++++ Rows ++++
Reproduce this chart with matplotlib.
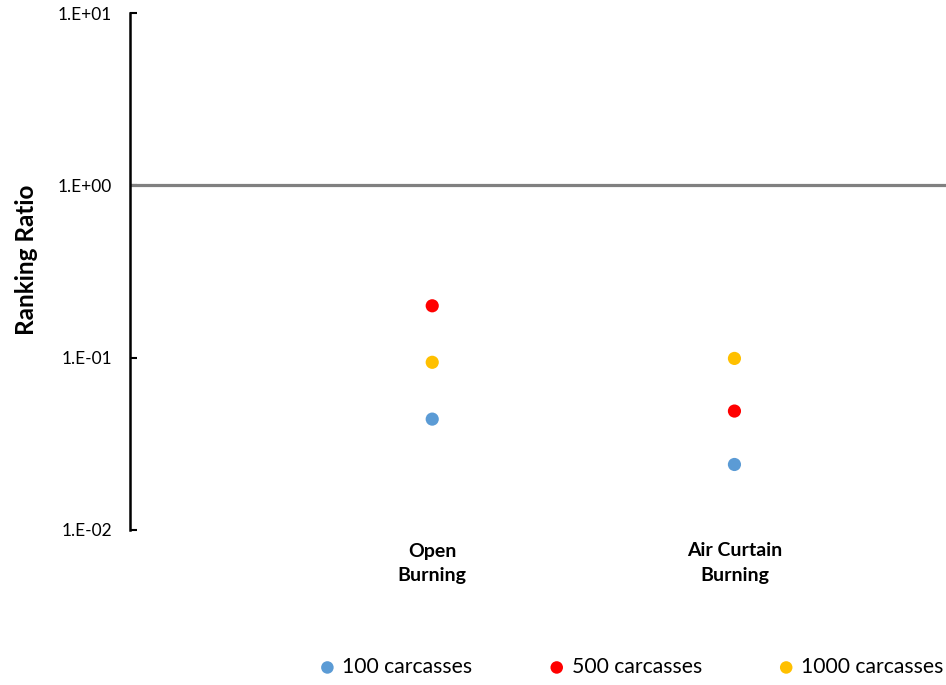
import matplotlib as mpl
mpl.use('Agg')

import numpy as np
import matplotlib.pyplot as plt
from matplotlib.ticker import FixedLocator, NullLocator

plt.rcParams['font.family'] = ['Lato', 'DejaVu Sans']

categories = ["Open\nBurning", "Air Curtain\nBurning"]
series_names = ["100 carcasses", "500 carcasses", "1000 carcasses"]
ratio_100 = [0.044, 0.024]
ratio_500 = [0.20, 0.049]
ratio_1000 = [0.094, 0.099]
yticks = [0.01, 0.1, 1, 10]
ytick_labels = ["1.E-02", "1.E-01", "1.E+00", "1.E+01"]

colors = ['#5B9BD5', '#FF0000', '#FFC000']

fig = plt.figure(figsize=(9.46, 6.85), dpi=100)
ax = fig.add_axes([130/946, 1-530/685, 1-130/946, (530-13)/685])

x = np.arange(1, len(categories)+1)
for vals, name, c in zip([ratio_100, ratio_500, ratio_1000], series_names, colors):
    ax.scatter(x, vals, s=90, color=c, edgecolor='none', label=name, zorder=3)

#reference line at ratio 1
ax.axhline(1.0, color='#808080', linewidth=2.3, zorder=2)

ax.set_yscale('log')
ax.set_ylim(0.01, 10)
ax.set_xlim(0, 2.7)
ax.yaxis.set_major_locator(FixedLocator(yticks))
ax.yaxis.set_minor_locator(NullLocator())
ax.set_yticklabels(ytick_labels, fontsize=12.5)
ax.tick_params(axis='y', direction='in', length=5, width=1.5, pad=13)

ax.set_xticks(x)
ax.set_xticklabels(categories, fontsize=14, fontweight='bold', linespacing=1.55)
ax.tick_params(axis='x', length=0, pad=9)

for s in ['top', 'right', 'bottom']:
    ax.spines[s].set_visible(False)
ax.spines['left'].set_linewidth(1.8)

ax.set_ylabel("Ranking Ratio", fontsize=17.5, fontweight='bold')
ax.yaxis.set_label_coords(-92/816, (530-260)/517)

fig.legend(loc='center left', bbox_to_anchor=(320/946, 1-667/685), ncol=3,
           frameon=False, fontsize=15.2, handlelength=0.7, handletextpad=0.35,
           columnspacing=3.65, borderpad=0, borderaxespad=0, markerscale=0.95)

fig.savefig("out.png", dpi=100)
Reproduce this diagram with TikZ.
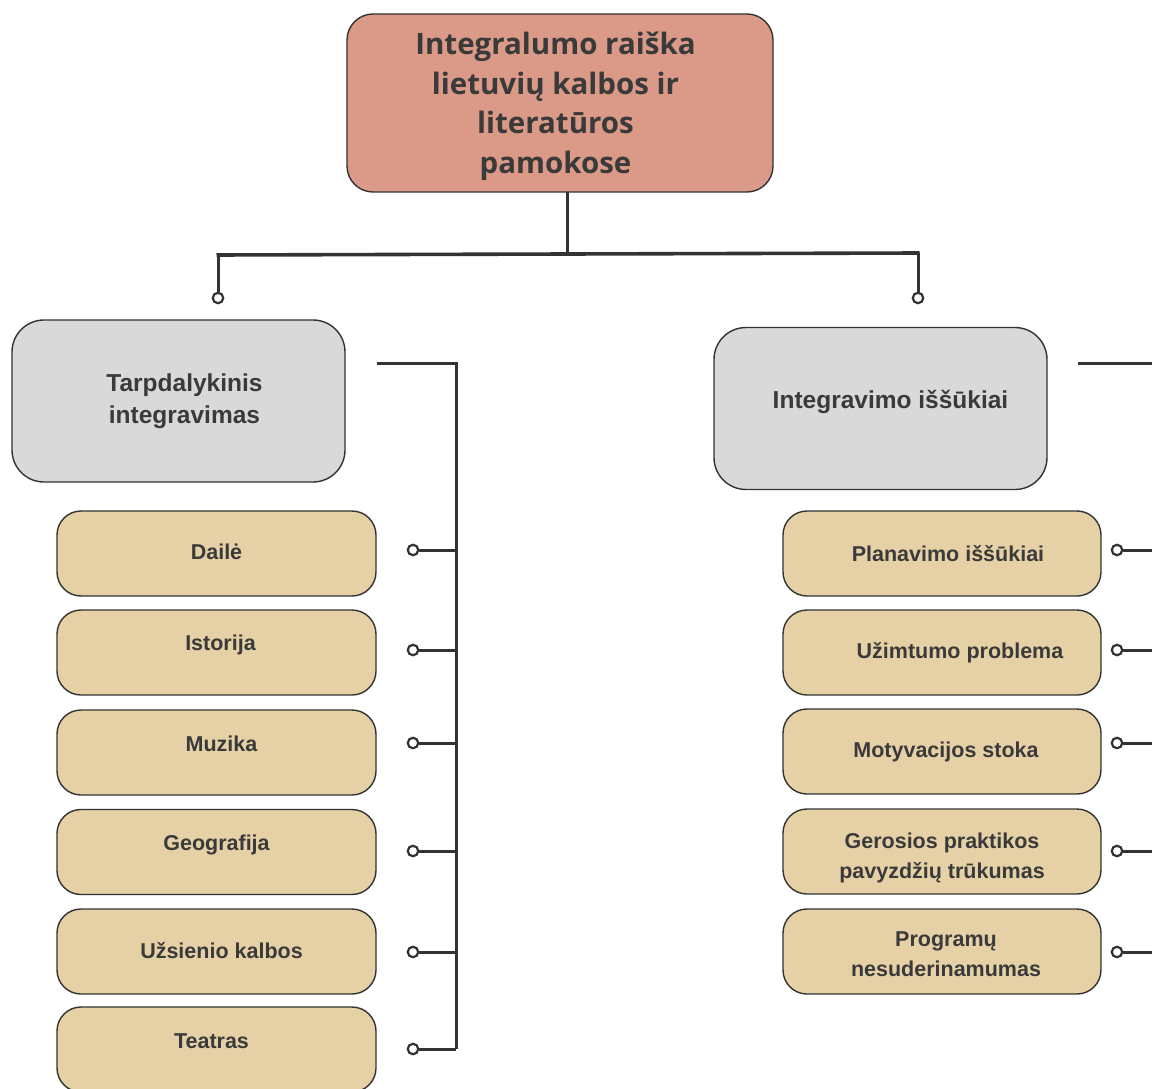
++++
**Problem requirements**
Exactly restate the lines from the beginning of the data through the line with "ax = fig.add_axes([130/946, 1-530/685, 1-130/946, (530-13)/685])", and no others, keeping pictures out.

**Exercise solution**
Reproduce this chart with matplotlib.
import matplotlib as mpl
mpl.use('Agg')

import numpy as np
import matplotlib.pyplot as plt
from matplotlib.ticker import FixedLocator, NullLocator

plt.rcParams['font.family'] = ['Lato', 'DejaVu Sans']

categories = ["Open\nBurning", "Air Curtain\nBurning"]
series_names = ["100 carcasses", "500 carcasses", "1000 carcasses"]
ratio_100 = [0.044, 0.024]
ratio_500 = [0.20, 0.049]
ratio_1000 = [0.094, 0.099]
yticks = [0.01, 0.1, 1, 10]
ytick_labels = ["1.E-02", "1.E-01", "1.E+00", "1.E+01"]

colors = ['#5B9BD5', '#FF0000', '#FFC000']

fig = plt.figure(figsize=(9.46, 6.85), dpi=100)
ax = fig.add_axes([130/946, 1-530/685, 1-130/946, (530-13)/685])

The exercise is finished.